------ DATA SHOWN ------

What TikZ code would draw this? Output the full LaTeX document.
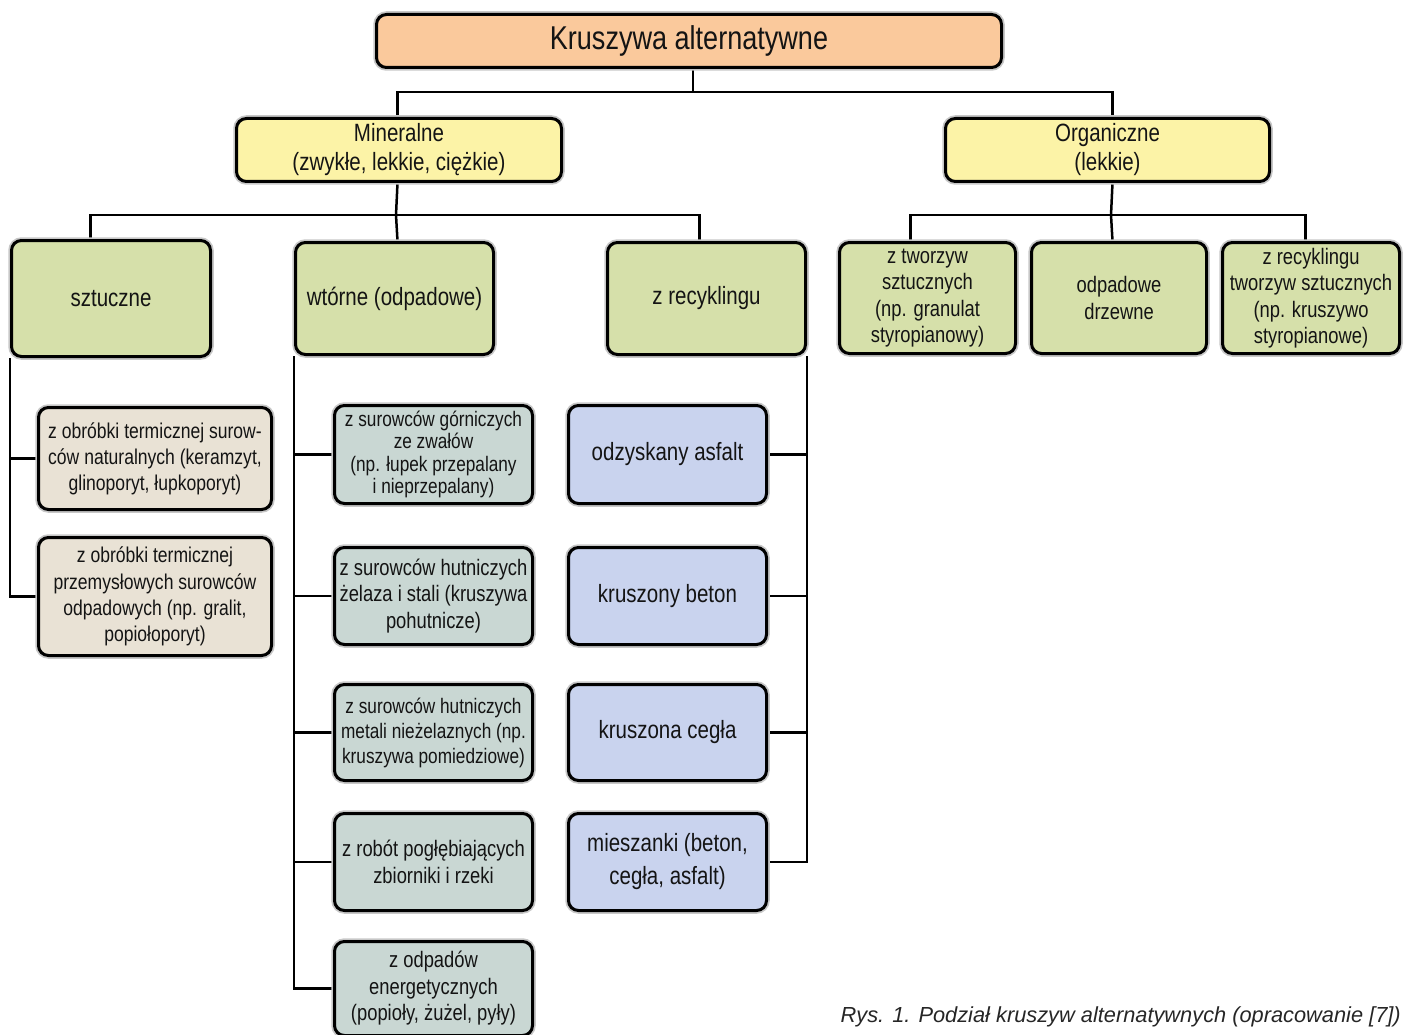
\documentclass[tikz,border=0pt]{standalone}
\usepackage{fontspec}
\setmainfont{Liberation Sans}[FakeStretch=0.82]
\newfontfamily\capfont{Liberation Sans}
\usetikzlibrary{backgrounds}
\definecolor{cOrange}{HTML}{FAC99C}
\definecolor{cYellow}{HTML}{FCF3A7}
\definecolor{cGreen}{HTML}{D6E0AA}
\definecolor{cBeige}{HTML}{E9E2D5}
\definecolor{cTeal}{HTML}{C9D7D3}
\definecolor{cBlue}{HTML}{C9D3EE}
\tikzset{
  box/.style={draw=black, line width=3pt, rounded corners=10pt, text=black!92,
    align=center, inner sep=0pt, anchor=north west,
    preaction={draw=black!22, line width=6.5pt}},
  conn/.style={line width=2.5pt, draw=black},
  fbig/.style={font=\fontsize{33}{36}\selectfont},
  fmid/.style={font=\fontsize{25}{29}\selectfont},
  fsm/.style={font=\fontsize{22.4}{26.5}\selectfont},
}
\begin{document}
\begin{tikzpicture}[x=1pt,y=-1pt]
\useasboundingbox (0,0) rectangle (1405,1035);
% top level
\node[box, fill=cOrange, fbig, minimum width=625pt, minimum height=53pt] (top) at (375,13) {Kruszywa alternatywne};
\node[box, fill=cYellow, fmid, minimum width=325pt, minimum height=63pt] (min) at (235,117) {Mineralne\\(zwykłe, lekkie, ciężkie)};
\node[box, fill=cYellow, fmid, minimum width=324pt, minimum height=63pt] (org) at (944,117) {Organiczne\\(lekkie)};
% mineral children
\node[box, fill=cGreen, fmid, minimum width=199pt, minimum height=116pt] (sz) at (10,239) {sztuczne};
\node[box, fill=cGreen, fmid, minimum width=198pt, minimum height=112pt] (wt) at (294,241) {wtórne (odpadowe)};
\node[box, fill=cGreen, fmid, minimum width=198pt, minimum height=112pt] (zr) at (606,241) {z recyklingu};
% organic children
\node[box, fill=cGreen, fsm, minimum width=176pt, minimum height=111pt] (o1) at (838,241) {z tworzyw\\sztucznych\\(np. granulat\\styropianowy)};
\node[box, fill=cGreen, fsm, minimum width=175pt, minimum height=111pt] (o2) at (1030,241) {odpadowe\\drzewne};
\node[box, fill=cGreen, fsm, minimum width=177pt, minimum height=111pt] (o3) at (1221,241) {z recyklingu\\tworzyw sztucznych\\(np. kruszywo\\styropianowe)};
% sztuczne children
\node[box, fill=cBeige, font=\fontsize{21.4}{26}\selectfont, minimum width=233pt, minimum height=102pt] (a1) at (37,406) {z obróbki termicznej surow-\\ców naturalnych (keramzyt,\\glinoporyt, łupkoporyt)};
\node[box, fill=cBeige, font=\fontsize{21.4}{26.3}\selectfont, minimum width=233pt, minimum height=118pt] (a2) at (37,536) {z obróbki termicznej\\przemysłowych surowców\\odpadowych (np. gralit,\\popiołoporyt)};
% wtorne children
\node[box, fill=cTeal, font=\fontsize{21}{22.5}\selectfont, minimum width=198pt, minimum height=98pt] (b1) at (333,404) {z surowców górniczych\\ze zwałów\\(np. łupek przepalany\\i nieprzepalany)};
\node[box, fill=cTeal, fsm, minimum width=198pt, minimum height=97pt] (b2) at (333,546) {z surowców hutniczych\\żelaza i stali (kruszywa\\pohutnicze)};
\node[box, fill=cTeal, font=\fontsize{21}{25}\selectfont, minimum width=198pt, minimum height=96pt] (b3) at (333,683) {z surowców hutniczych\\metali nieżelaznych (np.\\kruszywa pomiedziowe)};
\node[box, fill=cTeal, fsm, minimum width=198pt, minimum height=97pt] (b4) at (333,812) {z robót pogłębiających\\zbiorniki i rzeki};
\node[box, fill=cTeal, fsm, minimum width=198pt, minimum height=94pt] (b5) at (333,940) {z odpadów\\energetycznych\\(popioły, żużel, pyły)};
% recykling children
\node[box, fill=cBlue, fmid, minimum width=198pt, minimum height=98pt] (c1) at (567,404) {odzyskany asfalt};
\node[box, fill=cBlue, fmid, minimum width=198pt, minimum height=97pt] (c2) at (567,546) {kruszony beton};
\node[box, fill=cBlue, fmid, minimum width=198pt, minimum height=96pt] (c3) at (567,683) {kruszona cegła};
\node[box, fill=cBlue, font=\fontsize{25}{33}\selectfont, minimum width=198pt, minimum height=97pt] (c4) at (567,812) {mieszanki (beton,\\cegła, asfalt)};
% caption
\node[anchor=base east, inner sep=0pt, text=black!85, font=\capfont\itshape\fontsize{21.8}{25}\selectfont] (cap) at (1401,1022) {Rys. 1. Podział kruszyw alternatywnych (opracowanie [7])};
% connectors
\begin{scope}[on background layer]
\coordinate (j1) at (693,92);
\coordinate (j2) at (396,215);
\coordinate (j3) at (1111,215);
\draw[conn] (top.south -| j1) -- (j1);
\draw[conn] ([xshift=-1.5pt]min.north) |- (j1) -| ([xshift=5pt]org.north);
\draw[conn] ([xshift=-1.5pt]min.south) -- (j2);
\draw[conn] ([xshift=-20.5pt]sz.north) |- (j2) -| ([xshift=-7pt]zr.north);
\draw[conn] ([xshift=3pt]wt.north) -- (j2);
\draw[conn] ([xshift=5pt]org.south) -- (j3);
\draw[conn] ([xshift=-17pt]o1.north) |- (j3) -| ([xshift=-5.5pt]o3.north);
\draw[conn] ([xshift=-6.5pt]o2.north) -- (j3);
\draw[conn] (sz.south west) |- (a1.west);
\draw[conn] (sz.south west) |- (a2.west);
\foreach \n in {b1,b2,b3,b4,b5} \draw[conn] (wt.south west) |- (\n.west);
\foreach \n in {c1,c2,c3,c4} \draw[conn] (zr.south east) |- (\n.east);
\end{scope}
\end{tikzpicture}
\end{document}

------

#### [TASK STATEMENT]
Using the data above, write out every line exactly, leaving the images behind.

#### [SOLUTION FOR THIS EXERCISE]
What TikZ code would draw this? Output the full LaTeX document.
\documentclass[tikz,border=0pt]{standalone}
\usepackage{fontspec}
\setmainfont{Liberation Sans}[FakeStretch=0.82]
\newfontfamily\capfont{Liberation Sans}
\usetikzlibrary{backgrounds}
\definecolor{cOrange}{HTML}{FAC99C}
\definecolor{cYellow}{HTML}{FCF3A7}
\definecolor{cGreen}{HTML}{D6E0AA}
\definecolor{cBeige}{HTML}{E9E2D5}
\definecolor{cTeal}{HTML}{C9D7D3}
\definecolor{cBlue}{HTML}{C9D3EE}
\tikzset{
  box/.style={draw=black, line width=3pt, rounded corners=10pt, text=black!92,
    align=center, inner sep=0pt, anchor=north west,
    preaction={draw=black!22, line width=6.5pt}},
  conn/.style={line width=2.5pt, draw=black},
  fbig/.style={font=\fontsize{33}{36}\selectfont},
  fmid/.style={font=\fontsize{25}{29}\selectfont},
  fsm/.style={font=\fontsize{22.4}{26.5}\selectfont},
}
\begin{document}
\begin{tikzpicture}[x=1pt,y=-1pt]
\useasboundingbox (0,0) rectangle (1405,1035);
% top level
\node[box, fill=cOrange, fbig, minimum width=625pt, minimum height=53pt] (top) at (375,13) {Kruszywa alternatywne};
\node[box, fill=cYellow, fmid, minimum width=325pt, minimum height=63pt] (min) at (235,117) {Mineralne\\(zwykłe, lekkie, ciężkie)};
\node[box, fill=cYellow, fmid, minimum width=324pt, minimum height=63pt] (org) at (944,117) {Organiczne\\(lekkie)};
% mineral children
\node[box, fill=cGreen, fmid, minimum width=199pt, minimum height=116pt] (sz) at (10,239) {sztuczne};
\node[box, fill=cGreen, fmid, minimum width=198pt, minimum height=112pt] (wt) at (294,241) {wtórne (odpadowe)};
\node[box, fill=cGreen, fmid, minimum width=198pt, minimum height=112pt] (zr) at (606,241) {z recyklingu};
% organic children
\node[box, fill=cGreen, fsm, minimum width=176pt, minimum height=111pt] (o1) at (838,241) {z tworzyw\\sztucznych\\(np. granulat\\styropianowy)};
\node[box, fill=cGreen, fsm, minimum width=175pt, minimum height=111pt] (o2) at (1030,241) {odpadowe\\drzewne};
\node[box, fill=cGreen, fsm, minimum width=177pt, minimum height=111pt] (o3) at (1221,241) {z recyklingu\\tworzyw sztucznych\\(np. kruszywo\\styropianowe)};
% sztuczne children
\node[box, fill=cBeige, font=\fontsize{21.4}{26}\selectfont, minimum width=233pt, minimum height=102pt] (a1) at (37,406) {z obróbki termicznej surow-\\ców naturalnych (keramzyt,\\glinoporyt, łupkoporyt)};
\node[box, fill=cBeige, font=\fontsize{21.4}{26.3}\selectfont, minimum width=233pt, minimum height=118pt] (a2) at (37,536) {z obróbki termicznej\\przemysłowych surowców\\odpadowych (np. gralit,\\popiołoporyt)};
% wtorne children
\node[box, fill=cTeal, font=\fontsize{21}{22.5}\selectfont, minimum width=198pt, minimum height=98pt] (b1) at (333,404) {z surowców górniczych\\ze zwałów\\(np. łupek przepalany\\i nieprzepalany)};
\node[box, fill=cTeal, fsm, minimum width=198pt, minimum height=97pt] (b2) at (333,546) {z surowców hutniczych\\żelaza i stali (kruszywa\\pohutnicze)};
\node[box, fill=cTeal, font=\fontsize{21}{25}\selectfont, minimum width=198pt, minimum height=96pt] (b3) at (333,683) {z surowców hutniczych\\metali nieżelaznych (np.\\kruszywa pomiedziowe)};
\node[box, fill=cTeal, fsm, minimum width=198pt, minimum height=97pt] (b4) at (333,812) {z robót pogłębiających\\zbiorniki i rzeki};
\node[box, fill=cTeal, fsm, minimum width=198pt, minimum height=94pt] (b5) at (333,940) {z odpadów\\energetycznych\\(popioły, żużel, pyły)};
% recykling children
\node[box, fill=cBlue, fmid, minimum width=198pt, minimum height=98pt] (c1) at (567,404) {odzyskany asfalt};
\node[box, fill=cBlue, fmid, minimum width=198pt, minimum height=97pt] (c2) at (567,546) {kruszony beton};
\node[box, fill=cBlue, fmid, minimum width=198pt, minimum height=96pt] (c3) at (567,683) {kruszona cegła};
\node[box, fill=cBlue, font=\fontsize{25}{33}\selectfont, minimum width=198pt, minimum height=97pt] (c4) at (567,812) {mieszanki (beton,\\cegła, asfalt)};
% caption
\node[anchor=base east, inner sep=0pt, text=black!85, font=\capfont\itshape\fontsize{21.8}{25}\selectfont] (cap) at (1401,1022) {Rys. 1. Podział kruszyw alternatywnych (opracowanie [7])};
% connectors
\begin{scope}[on background layer]
\coordinate (j1) at (693,92);
\coordinate (j2) at (396,215);
\coordinate (j3) at (1111,215);
\draw[conn] (top.south -| j1) -- (j1);
\draw[conn] ([xshift=-1.5pt]min.north) |- (j1) -| ([xshift=5pt]org.north);
\draw[conn] ([xshift=-1.5pt]min.south) -- (j2);
\draw[conn] ([xshift=-20.5pt]sz.north) |- (j2) -| ([xshift=-7pt]zr.north);
\draw[conn] ([xshift=3pt]wt.north) -- (j2);
\draw[conn] ([xshift=5pt]org.south) -- (j3);
\draw[conn] ([xshift=-17pt]o1.north) |- (j3) -| ([xshift=-5.5pt]o3.north);
\draw[conn] ([xshift=-6.5pt]o2.north) -- (j3);
\draw[conn] (sz.south west) |- (a1.west);
\draw[conn] (sz.south west) |- (a2.west);
\foreach \n in {b1,b2,b3,b4,b5} \draw[conn] (wt.south west) |- (\n.west);
\foreach \n in {c1,c2,c3,c4} \draw[conn] (zr.south east) |- (\n.east);
\end{scope}
\end{tikzpicture}
\end{document}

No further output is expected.